--- START Data for this exercise ---
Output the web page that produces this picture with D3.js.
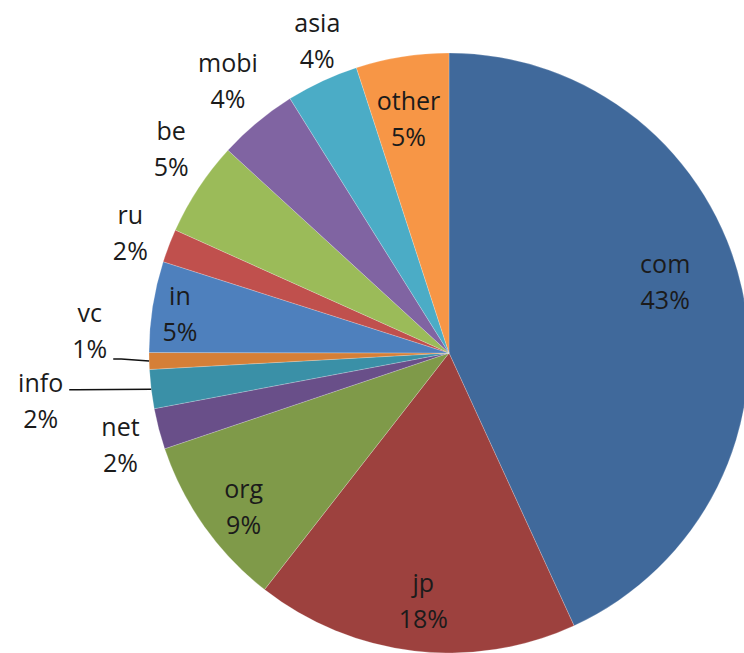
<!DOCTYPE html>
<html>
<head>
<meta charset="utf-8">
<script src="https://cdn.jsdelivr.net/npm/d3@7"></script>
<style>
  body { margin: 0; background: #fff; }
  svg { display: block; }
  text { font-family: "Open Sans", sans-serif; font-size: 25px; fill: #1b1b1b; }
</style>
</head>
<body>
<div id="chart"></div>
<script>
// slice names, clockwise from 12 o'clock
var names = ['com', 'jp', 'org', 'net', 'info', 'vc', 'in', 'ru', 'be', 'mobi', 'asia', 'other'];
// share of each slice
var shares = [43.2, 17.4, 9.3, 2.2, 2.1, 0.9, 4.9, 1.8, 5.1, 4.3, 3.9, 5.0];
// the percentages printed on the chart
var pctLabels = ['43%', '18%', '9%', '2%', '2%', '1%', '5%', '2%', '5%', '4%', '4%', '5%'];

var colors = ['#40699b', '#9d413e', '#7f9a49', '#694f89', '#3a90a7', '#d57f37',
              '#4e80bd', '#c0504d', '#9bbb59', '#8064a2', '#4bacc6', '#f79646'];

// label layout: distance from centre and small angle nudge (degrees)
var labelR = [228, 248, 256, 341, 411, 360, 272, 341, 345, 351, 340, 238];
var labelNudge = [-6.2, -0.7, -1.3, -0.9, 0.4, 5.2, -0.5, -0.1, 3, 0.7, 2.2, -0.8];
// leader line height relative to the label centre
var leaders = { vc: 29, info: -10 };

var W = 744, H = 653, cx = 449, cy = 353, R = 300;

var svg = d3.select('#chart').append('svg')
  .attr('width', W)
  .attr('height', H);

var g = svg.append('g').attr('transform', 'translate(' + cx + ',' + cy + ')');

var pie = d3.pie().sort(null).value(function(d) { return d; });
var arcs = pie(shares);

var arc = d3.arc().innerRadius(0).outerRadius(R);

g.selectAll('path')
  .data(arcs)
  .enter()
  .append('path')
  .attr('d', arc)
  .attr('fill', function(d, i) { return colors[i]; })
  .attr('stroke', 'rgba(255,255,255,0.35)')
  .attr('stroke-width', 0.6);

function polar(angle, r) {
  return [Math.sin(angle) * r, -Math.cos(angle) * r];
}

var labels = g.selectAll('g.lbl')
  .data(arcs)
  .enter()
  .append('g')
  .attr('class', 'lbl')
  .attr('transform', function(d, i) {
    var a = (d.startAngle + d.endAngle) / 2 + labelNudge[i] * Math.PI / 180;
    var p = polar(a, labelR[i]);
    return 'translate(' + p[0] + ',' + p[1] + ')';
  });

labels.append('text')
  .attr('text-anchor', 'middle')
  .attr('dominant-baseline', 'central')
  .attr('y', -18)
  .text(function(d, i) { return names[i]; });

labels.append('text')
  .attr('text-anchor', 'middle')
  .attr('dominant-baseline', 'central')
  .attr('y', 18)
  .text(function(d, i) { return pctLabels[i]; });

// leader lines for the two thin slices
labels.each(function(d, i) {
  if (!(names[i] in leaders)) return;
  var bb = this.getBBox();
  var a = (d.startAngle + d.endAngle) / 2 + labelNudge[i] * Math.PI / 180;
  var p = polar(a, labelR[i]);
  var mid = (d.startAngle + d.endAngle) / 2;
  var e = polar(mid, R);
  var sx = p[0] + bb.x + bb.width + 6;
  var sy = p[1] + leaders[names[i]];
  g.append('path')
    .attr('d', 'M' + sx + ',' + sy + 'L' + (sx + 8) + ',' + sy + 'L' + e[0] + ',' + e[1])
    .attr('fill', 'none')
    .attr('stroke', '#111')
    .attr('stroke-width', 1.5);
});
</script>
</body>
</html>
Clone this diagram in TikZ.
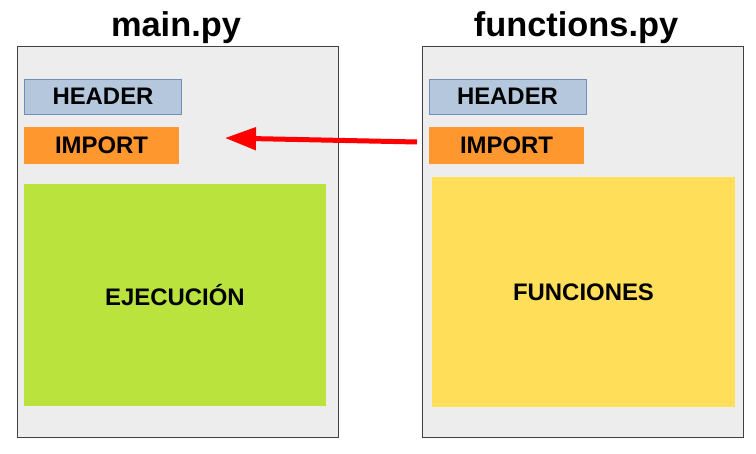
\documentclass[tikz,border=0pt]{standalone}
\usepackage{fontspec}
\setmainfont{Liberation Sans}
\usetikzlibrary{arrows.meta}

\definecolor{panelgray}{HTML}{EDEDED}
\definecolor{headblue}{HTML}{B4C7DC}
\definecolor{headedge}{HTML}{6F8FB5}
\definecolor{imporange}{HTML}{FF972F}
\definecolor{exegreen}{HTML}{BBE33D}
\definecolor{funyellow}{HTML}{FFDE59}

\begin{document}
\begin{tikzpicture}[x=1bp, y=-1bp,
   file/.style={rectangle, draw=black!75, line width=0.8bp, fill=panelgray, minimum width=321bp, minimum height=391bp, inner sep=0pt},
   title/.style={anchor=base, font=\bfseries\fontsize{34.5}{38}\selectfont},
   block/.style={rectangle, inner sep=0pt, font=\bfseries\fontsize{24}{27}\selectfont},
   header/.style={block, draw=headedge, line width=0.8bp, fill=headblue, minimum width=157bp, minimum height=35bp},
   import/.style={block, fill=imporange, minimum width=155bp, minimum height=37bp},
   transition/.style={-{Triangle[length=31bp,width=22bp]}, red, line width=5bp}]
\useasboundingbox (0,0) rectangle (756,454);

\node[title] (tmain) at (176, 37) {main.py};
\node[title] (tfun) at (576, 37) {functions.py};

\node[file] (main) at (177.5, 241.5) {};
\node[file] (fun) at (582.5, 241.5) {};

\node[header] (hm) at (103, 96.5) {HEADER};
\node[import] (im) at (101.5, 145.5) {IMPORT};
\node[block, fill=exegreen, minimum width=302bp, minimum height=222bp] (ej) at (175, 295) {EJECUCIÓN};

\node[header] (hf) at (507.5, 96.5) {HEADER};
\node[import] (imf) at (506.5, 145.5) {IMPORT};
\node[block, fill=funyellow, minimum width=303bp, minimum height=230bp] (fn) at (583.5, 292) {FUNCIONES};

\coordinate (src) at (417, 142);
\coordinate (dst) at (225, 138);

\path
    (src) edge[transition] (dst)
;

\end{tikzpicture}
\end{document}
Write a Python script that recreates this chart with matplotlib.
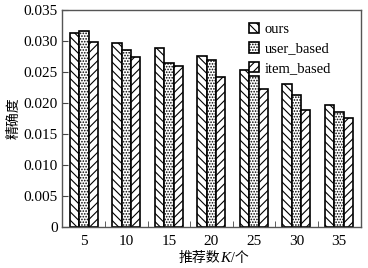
--- END Data for this exercise ---
■ **Task brief**:
Restate word for word only the lines from where the entries begin through the one with "var arc = d3.arc().innerRadius(0).outerRadius(R);"; omit the pictures.

■ **Expected answer**:
Output the web page that produces this picture with D3.js.
<!DOCTYPE html>
<html>
<head>
<meta charset="utf-8">
<script src="https://cdn.jsdelivr.net/npm/d3@7"></script>
<style>
  body { margin: 0; background: #fff; }
  svg { display: block; }
  text { font-family: "Open Sans", sans-serif; font-size: 25px; fill: #1b1b1b; }
</style>
</head>
<body>
<div id="chart"></div>
<script>
// slice names, clockwise from 12 o'clock
var names = ['com', 'jp', 'org', 'net', 'info', 'vc', 'in', 'ru', 'be', 'mobi', 'asia', 'other'];
// share of each slice
var shares = [43.2, 17.4, 9.3, 2.2, 2.1, 0.9, 4.9, 1.8, 5.1, 4.3, 3.9, 5.0];
// the percentages printed on the chart
var pctLabels = ['43%', '18%', '9%', '2%', '2%', '1%', '5%', '2%', '5%', '4%', '4%', '5%'];

var colors = ['#40699b', '#9d413e', '#7f9a49', '#694f89', '#3a90a7', '#d57f37',
              '#4e80bd', '#c0504d', '#9bbb59', '#8064a2', '#4bacc6', '#f79646'];

// label layout: distance from centre and small angle nudge (degrees)
var labelR = [228, 248, 256, 341, 411, 360, 272, 341, 345, 351, 340, 238];
var labelNudge = [-6.2, -0.7, -1.3, -0.9, 0.4, 5.2, -0.5, -0.1, 3, 0.7, 2.2, -0.8];
// leader line height relative to the label centre
var leaders = { vc: 29, info: -10 };

var W = 744, H = 653, cx = 449, cy = 353, R = 300;

var svg = d3.select('#chart').append('svg')
  .attr('width', W)
  .attr('height', H);

var g = svg.append('g').attr('transform', 'translate(' + cx + ',' + cy + ')');

var pie = d3.pie().sort(null).value(function(d) { return d; });
var arcs = pie(shares);

var arc = d3.arc().innerRadius(0).outerRadius(R);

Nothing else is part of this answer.